O criminoso só pegava a cruz depois de ter recebido a sentença de morte. Quando a carregava nas ruas, o criminoso era praticamente um homem morto. Sua vida terminara. O homem a caminho de ser crucificado em público “era compelido a abandonar todas as esperanças e ambições terrenas”.
Jesus pede que seus seguidores pensem neles próprios como se já estivessem mortos, que enterrem todas as suas esperanças e sonhos terrenos, que enterrem os planos e prioridades que fizeram para si mesmos. Jesus ressuscitará nossos sonhos ou os substituirá pelos sonhos e planos dele.
Trata-se de uma dura declaração, mas também libertadora. A liberdade vem quando abandonamos a coroa falsa e adquirida ilicitamente, quando dizemos não, quando vivemos como se os deuses dentro de nós já estivessem mortos.
O ego busca satisfação, paz, saúde, alegria, harmonia, sucesso no amor. A cruz implica sacrifício, abnegação, doação, entrega de tempo e recursos, sofrimento.
Siga-me
Após negarmos a nós mesmos e tomarmos a nossa cruz, somos chamados a seguir Jesus.
Aqui está o paradoxo: nós nos encontramos quando nos perdemos por amor a Jesus. E como perdemos a vida por ele? Quando investimos nele e em seu evangelho tudo o que somos e que temos, quando dizemos a ele: “Aqui estão minha casa, meus recursos financeiros, meus talentos e dons, meu intelecto, meu coração, minhas mãos, meus pés, minha boca. Aqui estão – tudo é teu. Usa tudo isso para tua glória e para teus propósitos neste mundo.”
De acordo com a sabedoria secular, essa é uma declaração muito arriscada. Mas, no final, quando a história terminar, o que realmente importará? Nada, a não ser o Reino de Deus. Os únicos investimentos que compensarão no final serão os investimentos feitos no Reino desde já. Aqueles que andam na trilha na qual se perde tudo por amor a Jesus, ganharão tudo o que realmente importa.
Foi por isso que Paulo escreveu essas palavras aos filipenses com grande alegria:
Mas o que para mim era lucro, isto considerei perda por causa de Cristo. Na verdade, considero tudo como perda, por causa da sublimidade do conhecimento de Cristo Jesus, meu Senhor. Por causa dele perdi todas as coisas e as considero como lixo, para ganhar a Cristo e ser achado nele, não tendo justiça própria, que procede de lei, mas aquela que é mediante a fé em Cristo, a justiça que procede de Deus, baseada na fé. O que eu quero é conhecer Cristo e o poder da sua ressurreição, tomar parte nos seus sofrimentos e me tornar como ele na sua morte, para, de algum modo, alcançar a ressurreição dentre os mortos. (Filipenses 3.7-11)
Aceitando o desafio
O chamado a ser discípulo é um desafio diário.

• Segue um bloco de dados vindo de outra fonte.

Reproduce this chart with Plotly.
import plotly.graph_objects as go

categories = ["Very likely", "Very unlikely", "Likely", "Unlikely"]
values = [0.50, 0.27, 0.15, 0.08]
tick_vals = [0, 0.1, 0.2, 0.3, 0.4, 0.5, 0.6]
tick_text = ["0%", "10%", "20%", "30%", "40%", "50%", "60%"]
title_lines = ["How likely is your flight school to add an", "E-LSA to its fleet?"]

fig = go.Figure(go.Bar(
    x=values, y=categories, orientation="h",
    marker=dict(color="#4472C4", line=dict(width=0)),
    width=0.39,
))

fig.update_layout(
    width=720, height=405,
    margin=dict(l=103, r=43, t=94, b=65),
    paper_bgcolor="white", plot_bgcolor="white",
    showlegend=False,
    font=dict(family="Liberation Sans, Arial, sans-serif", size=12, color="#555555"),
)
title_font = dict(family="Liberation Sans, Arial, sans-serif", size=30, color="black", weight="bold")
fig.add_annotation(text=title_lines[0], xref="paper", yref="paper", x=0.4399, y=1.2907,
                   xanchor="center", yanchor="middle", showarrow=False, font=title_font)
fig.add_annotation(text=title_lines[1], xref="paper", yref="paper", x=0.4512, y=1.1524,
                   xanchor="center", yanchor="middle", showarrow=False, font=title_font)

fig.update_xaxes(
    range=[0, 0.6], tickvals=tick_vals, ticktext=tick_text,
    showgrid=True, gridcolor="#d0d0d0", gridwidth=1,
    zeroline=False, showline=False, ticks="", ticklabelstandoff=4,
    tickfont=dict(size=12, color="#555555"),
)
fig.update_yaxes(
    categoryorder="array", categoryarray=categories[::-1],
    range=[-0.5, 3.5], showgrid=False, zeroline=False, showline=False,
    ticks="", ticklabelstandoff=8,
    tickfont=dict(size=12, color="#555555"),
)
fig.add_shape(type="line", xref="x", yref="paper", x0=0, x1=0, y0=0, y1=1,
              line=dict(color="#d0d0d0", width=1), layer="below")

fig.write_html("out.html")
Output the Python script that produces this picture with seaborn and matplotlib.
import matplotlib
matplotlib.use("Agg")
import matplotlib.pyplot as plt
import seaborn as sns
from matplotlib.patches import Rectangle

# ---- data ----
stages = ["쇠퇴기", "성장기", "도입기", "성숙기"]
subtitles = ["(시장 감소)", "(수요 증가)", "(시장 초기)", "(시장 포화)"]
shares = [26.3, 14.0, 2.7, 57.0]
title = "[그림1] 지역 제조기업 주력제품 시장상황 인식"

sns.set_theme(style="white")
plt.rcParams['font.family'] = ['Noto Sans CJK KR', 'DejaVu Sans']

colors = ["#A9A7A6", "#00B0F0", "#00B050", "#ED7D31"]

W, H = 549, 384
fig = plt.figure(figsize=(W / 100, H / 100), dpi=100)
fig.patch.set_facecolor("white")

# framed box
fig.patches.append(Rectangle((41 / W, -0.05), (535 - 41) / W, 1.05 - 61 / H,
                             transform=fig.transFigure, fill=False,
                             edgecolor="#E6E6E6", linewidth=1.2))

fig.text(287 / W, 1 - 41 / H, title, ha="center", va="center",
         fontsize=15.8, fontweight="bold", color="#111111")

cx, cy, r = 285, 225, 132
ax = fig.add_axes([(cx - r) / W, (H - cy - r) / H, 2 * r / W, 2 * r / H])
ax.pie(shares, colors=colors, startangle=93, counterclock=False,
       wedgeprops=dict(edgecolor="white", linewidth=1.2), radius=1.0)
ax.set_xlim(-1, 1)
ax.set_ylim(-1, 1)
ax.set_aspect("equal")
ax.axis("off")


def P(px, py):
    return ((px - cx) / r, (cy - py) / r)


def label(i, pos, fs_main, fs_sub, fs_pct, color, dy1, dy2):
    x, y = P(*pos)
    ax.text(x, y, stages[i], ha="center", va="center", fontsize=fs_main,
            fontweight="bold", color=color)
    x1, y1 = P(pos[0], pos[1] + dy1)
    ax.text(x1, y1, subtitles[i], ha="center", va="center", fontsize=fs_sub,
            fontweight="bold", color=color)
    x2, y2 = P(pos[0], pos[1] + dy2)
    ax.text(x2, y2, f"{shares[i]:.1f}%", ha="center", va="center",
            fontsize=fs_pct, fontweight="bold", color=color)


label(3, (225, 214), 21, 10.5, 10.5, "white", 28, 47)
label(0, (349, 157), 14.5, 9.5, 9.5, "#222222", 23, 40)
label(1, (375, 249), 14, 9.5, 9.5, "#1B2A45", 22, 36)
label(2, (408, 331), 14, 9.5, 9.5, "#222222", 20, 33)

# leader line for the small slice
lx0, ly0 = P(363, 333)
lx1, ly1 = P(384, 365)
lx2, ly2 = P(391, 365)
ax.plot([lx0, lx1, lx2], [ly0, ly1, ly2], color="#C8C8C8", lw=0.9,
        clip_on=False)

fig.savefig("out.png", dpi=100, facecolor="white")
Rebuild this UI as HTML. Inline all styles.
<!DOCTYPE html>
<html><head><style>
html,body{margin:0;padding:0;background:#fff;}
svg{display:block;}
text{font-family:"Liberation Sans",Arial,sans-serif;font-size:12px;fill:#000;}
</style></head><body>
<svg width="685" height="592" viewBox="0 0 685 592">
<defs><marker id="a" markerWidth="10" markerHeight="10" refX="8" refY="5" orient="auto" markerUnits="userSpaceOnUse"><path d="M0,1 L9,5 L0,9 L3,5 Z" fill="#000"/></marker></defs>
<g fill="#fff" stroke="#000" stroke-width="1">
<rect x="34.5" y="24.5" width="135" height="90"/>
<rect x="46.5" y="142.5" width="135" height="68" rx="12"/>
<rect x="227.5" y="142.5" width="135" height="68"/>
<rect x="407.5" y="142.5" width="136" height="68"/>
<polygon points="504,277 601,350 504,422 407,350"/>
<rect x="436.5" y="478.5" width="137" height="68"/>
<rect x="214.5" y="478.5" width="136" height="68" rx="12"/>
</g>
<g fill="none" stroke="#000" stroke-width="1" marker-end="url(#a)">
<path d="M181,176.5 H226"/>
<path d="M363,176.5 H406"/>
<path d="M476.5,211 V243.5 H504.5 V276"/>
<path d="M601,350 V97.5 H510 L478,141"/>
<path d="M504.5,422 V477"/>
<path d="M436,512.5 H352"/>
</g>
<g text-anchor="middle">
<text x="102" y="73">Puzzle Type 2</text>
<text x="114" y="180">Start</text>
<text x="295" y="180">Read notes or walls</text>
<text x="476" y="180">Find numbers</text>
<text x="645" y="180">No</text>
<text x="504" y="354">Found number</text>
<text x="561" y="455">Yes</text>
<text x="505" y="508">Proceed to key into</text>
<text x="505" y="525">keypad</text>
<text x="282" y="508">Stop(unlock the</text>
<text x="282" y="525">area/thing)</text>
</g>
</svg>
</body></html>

Qual tem sido a sua resposta a este chamado?
Particularmente, por meio deste estudo Deus tem me encorajado a silenciar minha autossuficiência. Negar ao deus da autossuficiência. Em tantos momentos sou tentado a seguir meu próprio caminho, investindo em meu próprio reino e não no Reino de Deus. Tem situações no ministério e na vida pessoal que meu ego quer reconhecimento e visibilidade. Quer me dizer aonde vai e o que é melhor para mim. Quantas vezes fiz planos sem pensar no Reino de Deus, gastei recursos para incrementar meu reino e usei dons de Deus para promover meu nome e reputação.
A partir deste estudo me propus a viver uma vida simples, de mais obediência e entrega, vivendo pela fé e gostando de ser surpreendido por Deus. Para isso me propus a:
- Não tomar decisões importantes em minha vida sem antes ouvir minha esposa e meu microgrupo de discipulado, caminhando em interdependência.

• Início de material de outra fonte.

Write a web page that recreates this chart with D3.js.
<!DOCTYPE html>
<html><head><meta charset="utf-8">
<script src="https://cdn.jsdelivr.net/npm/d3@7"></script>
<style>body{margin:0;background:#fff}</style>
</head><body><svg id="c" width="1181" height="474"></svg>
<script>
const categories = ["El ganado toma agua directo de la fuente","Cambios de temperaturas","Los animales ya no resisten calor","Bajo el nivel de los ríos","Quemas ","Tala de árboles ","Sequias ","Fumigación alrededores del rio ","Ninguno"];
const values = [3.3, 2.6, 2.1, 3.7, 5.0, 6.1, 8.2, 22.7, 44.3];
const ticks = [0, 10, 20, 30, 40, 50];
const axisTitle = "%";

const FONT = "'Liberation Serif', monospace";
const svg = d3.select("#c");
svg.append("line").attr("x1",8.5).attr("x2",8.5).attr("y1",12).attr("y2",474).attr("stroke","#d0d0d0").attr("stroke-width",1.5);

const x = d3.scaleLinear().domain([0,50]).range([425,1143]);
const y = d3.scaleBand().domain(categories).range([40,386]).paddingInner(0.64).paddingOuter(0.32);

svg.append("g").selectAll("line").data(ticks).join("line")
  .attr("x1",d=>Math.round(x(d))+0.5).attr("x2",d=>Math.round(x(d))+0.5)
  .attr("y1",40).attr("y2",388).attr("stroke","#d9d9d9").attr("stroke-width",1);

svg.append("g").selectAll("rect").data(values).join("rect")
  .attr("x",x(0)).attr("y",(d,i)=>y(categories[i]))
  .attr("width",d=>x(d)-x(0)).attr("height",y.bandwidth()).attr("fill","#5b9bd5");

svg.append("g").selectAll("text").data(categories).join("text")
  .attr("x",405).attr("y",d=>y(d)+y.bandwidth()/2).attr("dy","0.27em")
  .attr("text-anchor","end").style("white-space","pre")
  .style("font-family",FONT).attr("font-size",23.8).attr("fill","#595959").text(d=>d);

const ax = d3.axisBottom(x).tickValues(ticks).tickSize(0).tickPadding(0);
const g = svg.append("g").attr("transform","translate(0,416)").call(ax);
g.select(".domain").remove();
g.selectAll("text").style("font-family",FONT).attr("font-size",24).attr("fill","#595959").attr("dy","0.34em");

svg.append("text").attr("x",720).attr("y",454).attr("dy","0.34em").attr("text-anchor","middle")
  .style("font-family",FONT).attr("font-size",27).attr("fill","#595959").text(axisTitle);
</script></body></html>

- Fazer um retiro mensal com Deus de 3h para ouvir a Deus em relação ao que devo fazer.
- Fazer uma lista de áreas da minha vida, decisões e atitudes de autossuficiência e confessar a Deus em meu microgrupo de discipulado.
A trilha para a Páscoa passa pela Sexta-Feira Santa. A trilha para a nova vida passa pela morte do velho “eu”. A trilha para a ressurreição passa pela crucificação. Jesus nos exorta a andar nessa trilha, a trilha na qual ele andou.
Referências:
Um Certo Tipo – Discipulado intencional que redefine o sucesso no ministério / Edmund Chan – Curitiba: Editora Betânia, 2021.
Elementos Essenciais do Discipulado: um guia para edificar sua vida em Cristo / Greg Ogden – São Paulo: Editora Vida, 2010.
Bíblia de Estudo do Discipulado. Barueri, SP. Sociedade Bíblica do Brasil, 2019.